Inverse Complementary
Distortion Cancellation

     If an amplifier's passing of a signal is labeled "function X," then feeding the amplifier inverse function X (1/X) will equal unity. For example, if an amplifier adds only gain and no distortion, then its function is "times 30," let's say. Thus if given an input signal that is divided by 30, the inverse of times 30 (1/30), its result is unity. The inverse RIAA equalization curve that a phono preamp implements is an example of an inverse function against the same function equaling a flat output response. Simple enough, so why the refusal to apply this principle to audio amplifiers?

    Adding distortion to eliminate distortion seems as contradictory as trying to prevent war by preparing for it.

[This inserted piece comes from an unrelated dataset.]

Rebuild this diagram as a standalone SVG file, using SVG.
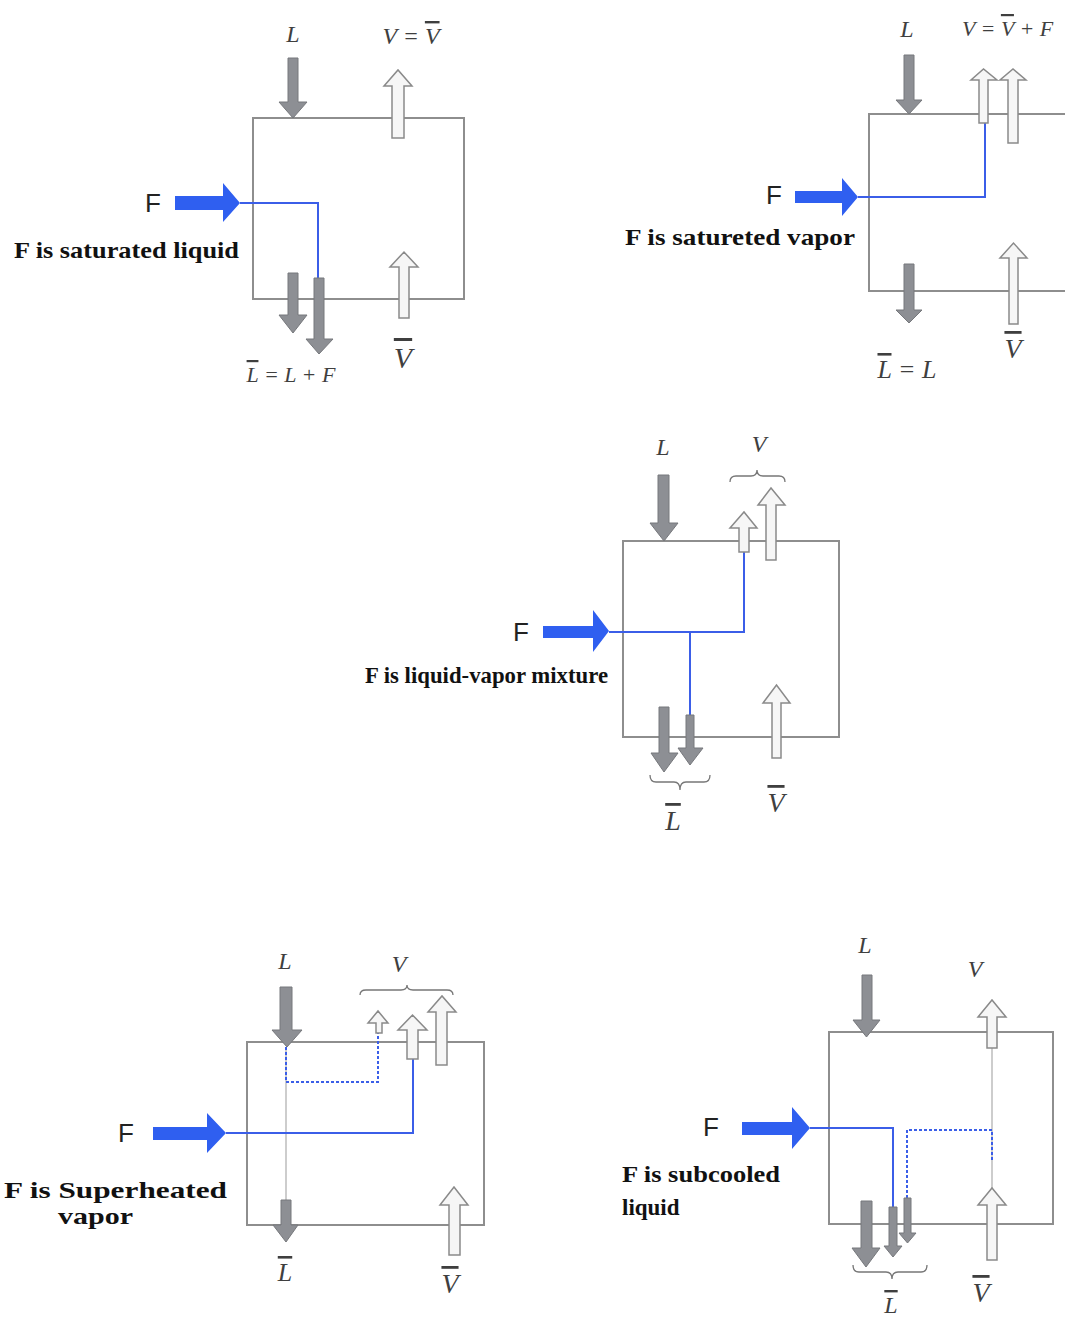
<svg xmlns="http://www.w3.org/2000/svg" width="1065" height="1318" viewBox="0 0 1065 1318">
<style>
.box{fill:none;stroke:#8e8e8e;stroke-width:2}
.liq{fill:#8d8f94;stroke:#76787c;stroke-width:1}
.vap{fill:#f6f6f6;stroke:#8a8a8a;stroke-width:1.5}
.feed{fill:#2f5ff0}
.flow{fill:none;stroke:#3b5ee8;stroke-width:2}
.dot{fill:none;stroke:#3b5ee8;stroke-width:2;stroke-dasharray:3 2}
.thin{fill:none;stroke:#bdbdbd;stroke-width:1.5}
.brace{fill:none;stroke:#777;stroke-width:1.3}
.lbl{font-family:"Liberation Serif",serif;font-style:italic;fill:#3f3f3f}
.ov{text-decoration:overline}
.fl{font-family:"Liberation Sans",Arial,sans-serif;font-size:26px;fill:#222}
.desc{font-family:"Liberation Serif",serif;font-weight:bold;font-size:23px;fill:#111}
</style>
<rect width="1065" height="1318" fill="#fff"/>

<!-- Panel 1 -->
<g id="p1">
  <g id="p1-box"><rect class="box" x="253" y="118" width="211" height="181"/></g>
  <g id="p1-connectors"><path class="flow" d="M240,203 H318 V279"/></g>
  <g id="p1-L"><polygon class="liq" points="288,58 298,58 298,102 307,102 293,118 279,102 288,102"/></g>
  <g id="p1-V"><polygon class="vap" points="392,138 404,138 404,86 412,86 398,70 384,86 392,86"/></g>
  <g id="p1-F"><polygon class="feed" points="175,196 223,196 223,183 240,203 223,222 223,210 175,210"/></g>
  <g id="p1-Lbar1"><polygon class="liq" points="288,273 298,273 298,315 307,315 293,333 279,315 288,315"/></g>
  <g id="p1-Lbar2"><polygon class="liq" points="314,278 324,278 324,339 333,339 319,354 306,339 314,339"/></g>
  <g id="p1-Vbar"><polygon class="vap" points="399,318 409,318 409,267 418,267 404,252 390,267 399,267"/></g>
  <text class="lbl" x="293" y="42" font-size="24" text-anchor="middle">L</text>
  <text class="lbl" x="411" y="44" font-size="24" text-anchor="middle">V = <tspan class="ov">V</tspan></text>
  <text class="lbl" x="291" y="382" font-size="22" text-anchor="middle"><tspan class="ov">L</tspan> = L + F</text>
  <text class="lbl" x="403" y="368" font-size="30" text-anchor="middle"><tspan class="ov">V</tspan></text>
  <text class="fl" x="145" y="212">F</text>
  <text class="desc" x="14" y="258" textLength="225" lengthAdjust="spacingAndGlyphs">F is saturated liquid</text>
</g>

<!-- Panel 2 -->
<g id="p2">
  <g id="p2-box"><rect class="box" x="869" y="114" width="210" height="177"/></g>
  <g id="p2-connectors"><path class="flow" d="M858,197 H985 V123"/></g>
  <g id="p2-L"><polygon class="liq" points="904,55 914,55 914,100 922,100 909,114 896,100 904,100"/></g>
  <g id="p2-V1"><polygon class="vap" points="979,123 988,123 988,80 997,80 983.5,69 971,80 979,80"/></g>
  <g id="p2-V2"><polygon class="vap" points="1008,143 1018,143 1018,80 1026,80 1013,69 1000,80 1008,80"/></g>
  <g id="p2-F"><polygon class="feed" points="795,191 842,191 842,178 858,197 842,216 842,203 795,203"/></g>
  <g id="p2-Lbar"><polygon class="liq" points="904,264 914,264 914,310 922,310 909,323 896,310 904,310"/></g>
  <g id="p2-Vbar"><polygon class="vap" points="1009,324 1018,324 1018,258 1027,258 1013.5,243 1000,258 1009,258"/></g>
  <text class="lbl" x="907" y="37" font-size="24" text-anchor="middle">L</text>
  <text class="lbl" x="962" y="36" font-size="22">V = <tspan class="ov">V</tspan> + F</text>
  <text class="lbl" x="1013" y="358" font-size="28" text-anchor="middle"><tspan class="ov">V</tspan></text>
  <text class="lbl" x="907" y="378" font-size="26" text-anchor="middle"><tspan class="ov">L</tspan> = L</text>
  <text class="fl" x="766" y="204">F</text>
  <text class="desc" x="625" y="245" textLength="230" lengthAdjust="spacingAndGlyphs">F is satureted vapor</text>
</g>

<!-- Panel 3 -->
<g id="p3">
  <g id="p3-box"><rect class="box" x="623" y="541" width="216" height="196"/></g>
  <g id="p3-connectors">
    <path class="flow" d="M609,632 H744 V552"/>
    <path class="flow" d="M690,632 V715"/>
    <path class="brace" d="M730,482 Q730,476 736,476 H751 Q757,476 757,470 Q757,476 763,476 H779 Q785,476 785,482"/>
    <path class="brace" d="M650,775 Q650,782 656,782 H674 Q680,782 680,790 Q680,782 686,782 H704 Q710,782 710,775"/>
  </g>
  <g id="p3-L"><polygon class="liq" points="658,475 669,475 669,523 678,523 664,541 650,523 658,523"/></g>
  <g id="p3-V1"><polygon class="vap" points="739,552 749,552 749,528 757,528 744,512 730,528 739,528"/></g>
  <g id="p3-V2"><polygon class="vap" points="766,560 776,560 776,505 785,505 771,488 758,505 766,505"/></g>
  <g id="p3-F"><polygon class="feed" points="543,626 593,626 593,610 609,631 593,652 593,638 543,638"/></g>
  <g id="p3-Lbar1"><polygon class="liq" points="659,707 669,707 669,753 678,753 664,772 651,753 659,753"/></g>
  <g id="p3-Lbar2"><polygon class="liq" points="686,715 694,715 694,748 703,748 690,765 678,748 686,748"/></g>
  <g id="p3-Vbar"><polygon class="vap" points="772,758 781,758 781,703 790,703 776.5,685 763,703 772,703"/></g>
  <text class="lbl" x="663" y="455" font-size="24" text-anchor="middle">L</text>
  <text class="lbl" x="759" y="452" font-size="24" text-anchor="middle">V</text>
  <text class="lbl" x="673" y="830" font-size="28" text-anchor="middle"><tspan class="ov">L</tspan></text>
  <text class="lbl" x="776" y="812" font-size="28" text-anchor="middle"><tspan class="ov">V</tspan></text>
  <text class="fl" x="513" y="641">F</text>
  <text class="desc" x="365" y="683" textLength="243" lengthAdjust="spacingAndGlyphs">F is liquid-vapor mixture</text>
</g>

<!-- Panel 4 -->
<g id="p4">
  <g id="p4-box"><rect class="box" x="247" y="1042" width="237" height="183"/></g>
  <g id="p4-connectors">
    <path class="thin" d="M286,1047 V1200"/>
    <path class="dot" d="M286,1047 V1082 H378 V1033"/>
    <path class="flow" d="M226,1133 H413 V1059"/>
    <path class="brace" d="M360,995 Q360,990 366,990 H401 Q407,990 407,985 Q407,990 413,990 H447 Q453,990 453,995"/>
  </g>
  <g id="p4-L"><polygon class="liq" points="280,987 292,987 292,1030 302,1030 287,1047 272,1030 280,1030"/></g>
  <g id="p4-V1"><polygon class="vap" points="376,1033 382,1033 382,1023 388,1023 378,1011 368,1023 376,1023"/></g>
  <g id="p4-V2"><polygon class="vap" points="407,1059 418,1059 418,1030 427,1030 412.5,1015 398,1030 407,1030"/></g>
  <g id="p4-V3"><polygon class="vap" points="436,1065 447,1065 447,1012 456,1012 442,996 428,1012 436,1012"/></g>
  <g id="p4-F"><polygon class="feed" points="153,1127 207,1127 207,1113 226,1133 207,1153 207,1140 153,1140"/></g>
  <g id="p4-Lbar"><polygon class="liq" points="281,1200 291,1200 291,1225 298,1225 286,1242 273,1225 281,1225"/></g>
  <g id="p4-Vbar"><polygon class="vap" points="449,1255 460,1255 460,1205 468,1205 454,1187 440,1205 449,1205"/></g>
  <text class="lbl" x="285" y="969" font-size="24" text-anchor="middle">L</text>
  <text class="lbl" x="399" y="972" font-size="24" text-anchor="middle">V</text>
  <text class="lbl" x="285" y="1281" font-size="26" text-anchor="middle"><tspan class="ov">L</tspan></text>
  <text class="lbl" x="450" y="1293" font-size="28" text-anchor="middle"><tspan class="ov">V</tspan></text>
  <text class="fl" x="118" y="1142">F</text>
  <text class="desc" x="4" y="1198" font-size="24" textLength="223" lengthAdjust="spacingAndGlyphs">F is Superheated</text>
  <text class="desc" x="58" y="1224" font-size="24" textLength="75" lengthAdjust="spacingAndGlyphs">vapor</text>
</g>

<!-- Panel 5 -->
<g id="p5">
  <g id="p5-box"><rect class="box" x="829" y="1032" width="224" height="192"/></g>
  <g id="p5-connectors">
    <path class="thin" d="M992,1048 V1188"/>
    <path class="flow" d="M810,1128 H893 V1208"/>
    <path class="dot" d="M992,1160 V1130 H907 V1198"/>
    <path class="brace" d="M853,1265 Q853,1272 859,1272 H886 Q892,1272 892,1279 Q892,1272 898,1272 H921 Q927,1272 927,1265"/>
  </g>
  <g id="p5-L"><polygon class="liq" points="862,975 872,975 872,1020 880,1020 866.5,1037 853,1020 862,1020"/></g>
  <g id="p5-V"><polygon class="vap" points="987,1048 997,1048 997,1017 1006,1017 992,1000 978,1017 987,1017"/></g>
  <g id="p5-F"><polygon class="feed" points="742,1122 792,1122 792,1107 810,1128 792,1149 792,1135 742,1135"/></g>
  <g id="p5-Lbar1"><polygon class="liq" points="861,1201 872,1201 872,1248 880,1248 866,1267 852,1248 861,1248"/></g>
  <g id="p5-Lbar2"><polygon class="liq" points="889,1207 897,1207 897,1246 902,1246 893,1257 884,1246 889,1246"/></g>
  <g id="p5-Lbar3"><polygon class="liq" points="904,1198 911,1198 911,1233 916,1233 907.5,1243 899,1233 904,1233"/></g>
  <g id="p5-Vbar"><polygon class="vap" points="987,1260 997,1260 997,1205 1006,1205 992,1188 978,1205 987,1205"/></g>
  <text class="lbl" x="865" y="953" font-size="24" text-anchor="middle">L</text>
  <text class="lbl" x="975" y="977" font-size="24" text-anchor="middle">V</text>
  <text class="lbl" x="891" y="1313" font-size="24" text-anchor="middle"><tspan class="ov">L</tspan></text>
  <text class="lbl" x="981" y="1302" font-size="28" text-anchor="middle"><tspan class="ov">V</tspan></text>
  <text class="fl" x="703" y="1136">F</text>
  <text class="desc" x="622" y="1182" textLength="158" lengthAdjust="spacingAndGlyphs">F is subcooled</text>
  <text class="desc" x="622" y="1215">liquid</text>
</g>
</svg>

Yet in audio practice, seeming contradictions abound, feedback making an amplifier sound less clean, lower damping factors creating a better bass reproduction, for example. While these examples are controversial, adding negative distortion to distortion to yield no distortion should not be, yet this technique has few adherents. In fact, many do not know that this technique has been suggested. So it was after reading in audioXpress's July issue an article by Graham Dicker that asked why hasn't the lower distortion that occurs in amplifiers with an even-numbered stages and increase with odd-numbered stages not been noted before, I decided that the topic of distortion cancellation by complementary inverse pre-distortion is worth looking into again. (July--notice how long it takes me to get around to writing on a topic.)
    Half a century ago is the last time this topic was seriously covered; and the following two articles are well worth a trip to the library: "Non-Linearity Distortion,"
Wireless Engineer, January 1956, and "Nonlinear Distortion Reduction by Complementary Distortion," IRE Transactions on Audio, Sept-Oct 1959. It is fascinating to read the angry responses to the last article; but then anger often betrays a lack of understanding. (Paul Klipsh even got into the fray and on the wrong side if I remember correctly.) The argument against lowering distortion by pre-distorting went along the following lines: an amplifier that distorts will only end up distorting the pre-distorted signal, yielding no advantage, as the result will be a distorted pre-distortion; or that while it is possible to cancel 2nd harmonic distortion with this technique, it not possible to cancel the higher harmonics. Truly odd arguments; doesn't a distorted inverse distortion equal no distortion? And why only the 2nd harmonics?

    The answer lies not in the physics behind an amplifier operation, but rather a psychological obsession with frequency and sine waves. With the notable exception of the late Richard Heyser, few of us working with audio design are comfortable with anything other than sine waves. Maybe it is because instantaneous plate voltages do not seem as important as frequency response and harmonic distortion. Or maybe the oscilloscope's inability to display instantaneous voltages as well it can display sine waves makes us think exclusively in terms of frequency and sine waves. Yet at any given moment in time, a tube's plate voltage can be at only one voltage potential, just as a loudspeaker's cone can be at only one absolute fixed position or a resistor can experience a single absolute current flow at any given moment. It is only over time that these discrete plate voltages, cone positions, and resistor currents all add up to produce the fundamentals and overtones that we hear.